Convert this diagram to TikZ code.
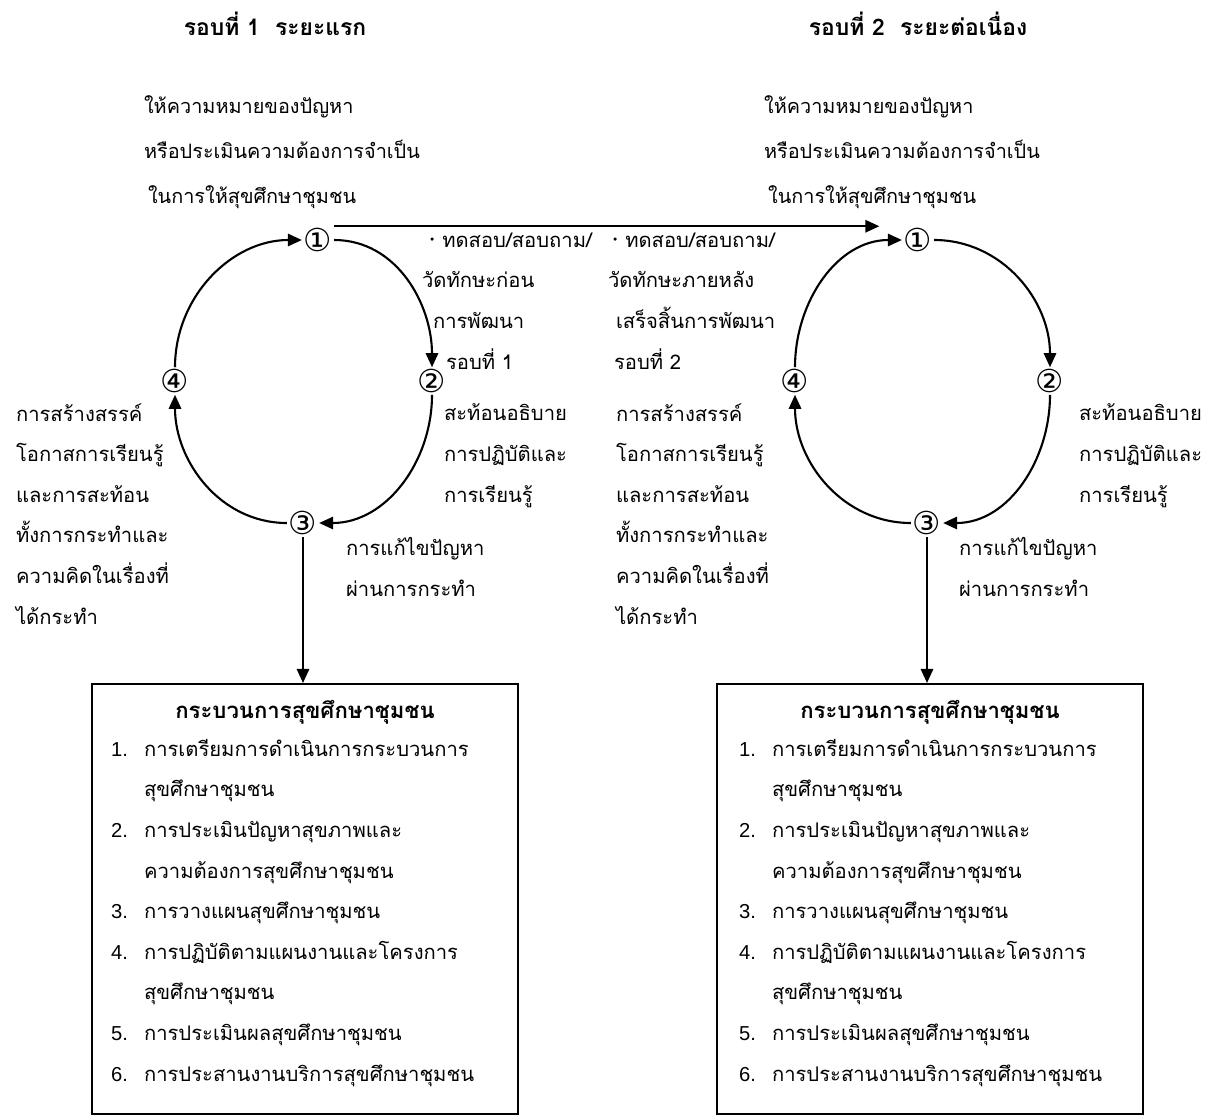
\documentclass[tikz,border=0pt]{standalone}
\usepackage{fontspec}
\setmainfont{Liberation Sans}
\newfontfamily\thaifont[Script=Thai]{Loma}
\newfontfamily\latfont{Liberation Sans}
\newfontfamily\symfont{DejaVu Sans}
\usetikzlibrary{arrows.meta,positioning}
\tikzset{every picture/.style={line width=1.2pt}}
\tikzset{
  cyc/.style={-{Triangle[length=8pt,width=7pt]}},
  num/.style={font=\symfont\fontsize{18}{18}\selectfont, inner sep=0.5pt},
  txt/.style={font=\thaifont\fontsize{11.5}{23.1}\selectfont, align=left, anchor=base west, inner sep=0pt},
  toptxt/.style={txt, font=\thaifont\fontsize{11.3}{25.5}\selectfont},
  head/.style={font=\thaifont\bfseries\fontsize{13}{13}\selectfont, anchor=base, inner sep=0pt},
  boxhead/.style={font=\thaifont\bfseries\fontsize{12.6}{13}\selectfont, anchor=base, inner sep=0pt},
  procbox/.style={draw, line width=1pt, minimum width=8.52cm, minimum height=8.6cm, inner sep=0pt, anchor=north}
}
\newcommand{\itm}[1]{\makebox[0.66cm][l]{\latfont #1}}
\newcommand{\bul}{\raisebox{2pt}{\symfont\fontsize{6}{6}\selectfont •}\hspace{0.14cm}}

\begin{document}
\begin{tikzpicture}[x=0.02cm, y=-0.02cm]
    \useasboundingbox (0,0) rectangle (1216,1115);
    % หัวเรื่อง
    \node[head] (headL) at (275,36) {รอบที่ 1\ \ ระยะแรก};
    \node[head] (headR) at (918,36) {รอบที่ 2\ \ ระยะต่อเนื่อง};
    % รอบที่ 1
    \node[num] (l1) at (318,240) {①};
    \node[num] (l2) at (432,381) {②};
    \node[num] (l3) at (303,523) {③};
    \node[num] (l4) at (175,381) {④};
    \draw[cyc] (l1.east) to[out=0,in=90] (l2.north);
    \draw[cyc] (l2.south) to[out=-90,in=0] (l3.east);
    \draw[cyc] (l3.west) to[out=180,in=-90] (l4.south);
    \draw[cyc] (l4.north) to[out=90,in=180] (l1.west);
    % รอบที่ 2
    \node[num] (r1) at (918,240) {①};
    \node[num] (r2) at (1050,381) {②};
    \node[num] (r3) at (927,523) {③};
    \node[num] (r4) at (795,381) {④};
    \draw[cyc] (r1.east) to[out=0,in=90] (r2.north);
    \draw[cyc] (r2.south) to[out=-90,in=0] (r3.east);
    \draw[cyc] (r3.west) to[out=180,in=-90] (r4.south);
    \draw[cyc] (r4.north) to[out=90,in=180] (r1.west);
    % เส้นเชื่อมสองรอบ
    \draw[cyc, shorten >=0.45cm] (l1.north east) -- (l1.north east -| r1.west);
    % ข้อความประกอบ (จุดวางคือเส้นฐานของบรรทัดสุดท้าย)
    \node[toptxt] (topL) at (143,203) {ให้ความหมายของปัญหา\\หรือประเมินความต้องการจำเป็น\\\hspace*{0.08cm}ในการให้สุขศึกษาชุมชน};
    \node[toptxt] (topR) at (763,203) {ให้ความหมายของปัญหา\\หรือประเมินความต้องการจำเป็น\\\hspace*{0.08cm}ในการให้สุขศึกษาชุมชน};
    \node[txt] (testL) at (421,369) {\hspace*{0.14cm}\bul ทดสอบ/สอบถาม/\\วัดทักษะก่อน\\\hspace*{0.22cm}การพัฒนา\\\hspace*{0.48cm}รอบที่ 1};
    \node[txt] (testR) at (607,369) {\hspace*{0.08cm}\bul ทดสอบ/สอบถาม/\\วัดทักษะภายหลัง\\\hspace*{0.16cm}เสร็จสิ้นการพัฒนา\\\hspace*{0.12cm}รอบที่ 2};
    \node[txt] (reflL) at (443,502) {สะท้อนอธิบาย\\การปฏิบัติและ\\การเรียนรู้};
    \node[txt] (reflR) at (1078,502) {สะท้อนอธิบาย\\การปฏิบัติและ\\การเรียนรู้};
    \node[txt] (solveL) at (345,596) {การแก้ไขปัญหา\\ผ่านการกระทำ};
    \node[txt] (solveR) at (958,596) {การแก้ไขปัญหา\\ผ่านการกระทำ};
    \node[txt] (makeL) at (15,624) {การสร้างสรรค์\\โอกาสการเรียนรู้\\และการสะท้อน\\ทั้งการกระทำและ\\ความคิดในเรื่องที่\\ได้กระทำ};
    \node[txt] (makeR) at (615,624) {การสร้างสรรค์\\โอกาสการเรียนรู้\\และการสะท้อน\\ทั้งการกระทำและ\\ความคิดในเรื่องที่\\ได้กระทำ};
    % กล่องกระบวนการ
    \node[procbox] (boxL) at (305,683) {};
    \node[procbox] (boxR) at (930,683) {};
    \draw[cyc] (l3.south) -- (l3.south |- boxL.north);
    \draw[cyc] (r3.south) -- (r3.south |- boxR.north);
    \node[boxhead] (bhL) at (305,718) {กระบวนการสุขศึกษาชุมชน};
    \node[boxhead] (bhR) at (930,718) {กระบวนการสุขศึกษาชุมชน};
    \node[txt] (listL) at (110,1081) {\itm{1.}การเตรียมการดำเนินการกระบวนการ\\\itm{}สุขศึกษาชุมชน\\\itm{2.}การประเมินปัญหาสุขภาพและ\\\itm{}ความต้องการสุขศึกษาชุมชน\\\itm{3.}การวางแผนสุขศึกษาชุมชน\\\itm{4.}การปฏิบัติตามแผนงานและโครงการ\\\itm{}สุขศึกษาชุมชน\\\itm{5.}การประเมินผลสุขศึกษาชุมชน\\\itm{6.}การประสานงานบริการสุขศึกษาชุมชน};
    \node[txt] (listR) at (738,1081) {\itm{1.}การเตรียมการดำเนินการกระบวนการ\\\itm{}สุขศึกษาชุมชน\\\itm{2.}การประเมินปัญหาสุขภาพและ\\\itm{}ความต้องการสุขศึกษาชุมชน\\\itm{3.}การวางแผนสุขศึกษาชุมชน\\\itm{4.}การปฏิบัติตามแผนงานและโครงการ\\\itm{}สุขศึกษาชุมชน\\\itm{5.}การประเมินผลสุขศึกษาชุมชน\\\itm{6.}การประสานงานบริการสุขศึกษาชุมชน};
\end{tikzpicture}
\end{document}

■ ■ ■ ■ ■

# [Directions]
Drop the images and repeat the data exactly.

# [Answer for this exercise]
Convert this diagram to TikZ code.
\documentclass[tikz,border=0pt]{standalone}
\usepackage{fontspec}
\setmainfont{Liberation Sans}
\newfontfamily\thaifont[Script=Thai]{Loma}
\newfontfamily\latfont{Liberation Sans}
\newfontfamily\symfont{DejaVu Sans}
\usetikzlibrary{arrows.meta,positioning}
\tikzset{every picture/.style={line width=1.2pt}}
\tikzset{
  cyc/.style={-{Triangle[length=8pt,width=7pt]}},
  num/.style={font=\symfont\fontsize{18}{18}\selectfont, inner sep=0.5pt},
  txt/.style={font=\thaifont\fontsize{11.5}{23.1}\selectfont, align=left, anchor=base west, inner sep=0pt},
  toptxt/.style={txt, font=\thaifont\fontsize{11.3}{25.5}\selectfont},
  head/.style={font=\thaifont\bfseries\fontsize{13}{13}\selectfont, anchor=base, inner sep=0pt},
  boxhead/.style={font=\thaifont\bfseries\fontsize{12.6}{13}\selectfont, anchor=base, inner sep=0pt},
  procbox/.style={draw, line width=1pt, minimum width=8.52cm, minimum height=8.6cm, inner sep=0pt, anchor=north}
}
\newcommand{\itm}[1]{\makebox[0.66cm][l]{\latfont #1}}
\newcommand{\bul}{\raisebox{2pt}{\symfont\fontsize{6}{6}\selectfont •}\hspace{0.14cm}}

\begin{document}
\begin{tikzpicture}[x=0.02cm, y=-0.02cm]
    \useasboundingbox (0,0) rectangle (1216,1115);
    % หัวเรื่อง
    \node[head] (headL) at (275,36) {รอบที่ 1\ \ ระยะแรก};
    \node[head] (headR) at (918,36) {รอบที่ 2\ \ ระยะต่อเนื่อง};
    % รอบที่ 1
    \node[num] (l1) at (318,240) {①};
    \node[num] (l2) at (432,381) {②};
    \node[num] (l3) at (303,523) {③};
    \node[num] (l4) at (175,381) {④};
    \draw[cyc] (l1.east) to[out=0,in=90] (l2.north);
    \draw[cyc] (l2.south) to[out=-90,in=0] (l3.east);
    \draw[cyc] (l3.west) to[out=180,in=-90] (l4.south);
    \draw[cyc] (l4.north) to[out=90,in=180] (l1.west);
    % รอบที่ 2
    \node[num] (r1) at (918,240) {①};
    \node[num] (r2) at (1050,381) {②};
    \node[num] (r3) at (927,523) {③};
    \node[num] (r4) at (795,381) {④};
    \draw[cyc] (r1.east) to[out=0,in=90] (r2.north);
    \draw[cyc] (r2.south) to[out=-90,in=0] (r3.east);
    \draw[cyc] (r3.west) to[out=180,in=-90] (r4.south);
    \draw[cyc] (r4.north) to[out=90,in=180] (r1.west);
    % เส้นเชื่อมสองรอบ
    \draw[cyc, shorten >=0.45cm] (l1.north east) -- (l1.north east -| r1.west);
    % ข้อความประกอบ (จุดวางคือเส้นฐานของบรรทัดสุดท้าย)
    \node[toptxt] (topL) at (143,203) {ให้ความหมายของปัญหา\\หรือประเมินความต้องการจำเป็น\\\hspace*{0.08cm}ในการให้สุขศึกษาชุมชน};
    \node[toptxt] (topR) at (763,203) {ให้ความหมายของปัญหา\\หรือประเมินความต้องการจำเป็น\\\hspace*{0.08cm}ในการให้สุขศึกษาชุมชน};
    \node[txt] (testL) at (421,369) {\hspace*{0.14cm}\bul ทดสอบ/สอบถาม/\\วัดทักษะก่อน\\\hspace*{0.22cm}การพัฒนา\\\hspace*{0.48cm}รอบที่ 1};
    \node[txt] (testR) at (607,369) {\hspace*{0.08cm}\bul ทดสอบ/สอบถาม/\\วัดทักษะภายหลัง\\\hspace*{0.16cm}เสร็จสิ้นการพัฒนา\\\hspace*{0.12cm}รอบที่ 2};
    \node[txt] (reflL) at (443,502) {สะท้อนอธิบาย\\การปฏิบัติและ\\การเรียนรู้};
    \node[txt] (reflR) at (1078,502) {สะท้อนอธิบาย\\การปฏิบัติและ\\การเรียนรู้};
    \node[txt] (solveL) at (345,596) {การแก้ไขปัญหา\\ผ่านการกระทำ};
    \node[txt] (solveR) at (958,596) {การแก้ไขปัญหา\\ผ่านการกระทำ};
    \node[txt] (makeL) at (15,624) {การสร้างสรรค์\\โอกาสการเรียนรู้\\และการสะท้อน\\ทั้งการกระทำและ\\ความคิดในเรื่องที่\\ได้กระทำ};
    \node[txt] (makeR) at (615,624) {การสร้างสรรค์\\โอกาสการเรียนรู้\\และการสะท้อน\\ทั้งการกระทำและ\\ความคิดในเรื่องที่\\ได้กระทำ};
    % กล่องกระบวนการ
    \node[procbox] (boxL) at (305,683) {};
    \node[procbox] (boxR) at (930,683) {};
    \draw[cyc] (l3.south) -- (l3.south |- boxL.north);
    \draw[cyc] (r3.south) -- (r3.south |- boxR.north);
    \node[boxhead] (bhL) at (305,718) {กระบวนการสุขศึกษาชุมชน};
    \node[boxhead] (bhR) at (930,718) {กระบวนการสุขศึกษาชุมชน};
    \node[txt] (listL) at (110,1081) {\itm{1.}การเตรียมการดำเนินการกระบวนการ\\\itm{}สุขศึกษาชุมชน\\\itm{2.}การประเมินปัญหาสุขภาพและ\\\itm{}ความต้องการสุขศึกษาชุมชน\\\itm{3.}การวางแผนสุขศึกษาชุมชน\\\itm{4.}การปฏิบัติตามแผนงานและโครงการ\\\itm{}สุขศึกษาชุมชน\\\itm{5.}การประเมินผลสุขศึกษาชุมชน\\\itm{6.}การประสานงานบริการสุขศึกษาชุมชน};
    \node[txt] (listR) at (738,1081) {\itm{1.}การเตรียมการดำเนินการกระบวนการ\\\itm{}สุขศึกษาชุมชน\\\itm{2.}การประเมินปัญหาสุขภาพและ\\\itm{}ความต้องการสุขศึกษาชุมชน\\\itm{3.}การวางแผนสุขศึกษาชุมชน\\\itm{4.}การปฏิบัติตามแผนงานและโครงการ\\\itm{}สุขศึกษาชุมชน\\\itm{5.}การประเมินผลสุขศึกษาชุมชน\\\itm{6.}การประสานงานบริการสุขศึกษาชุมชน};
\end{tikzpicture}
\end{document}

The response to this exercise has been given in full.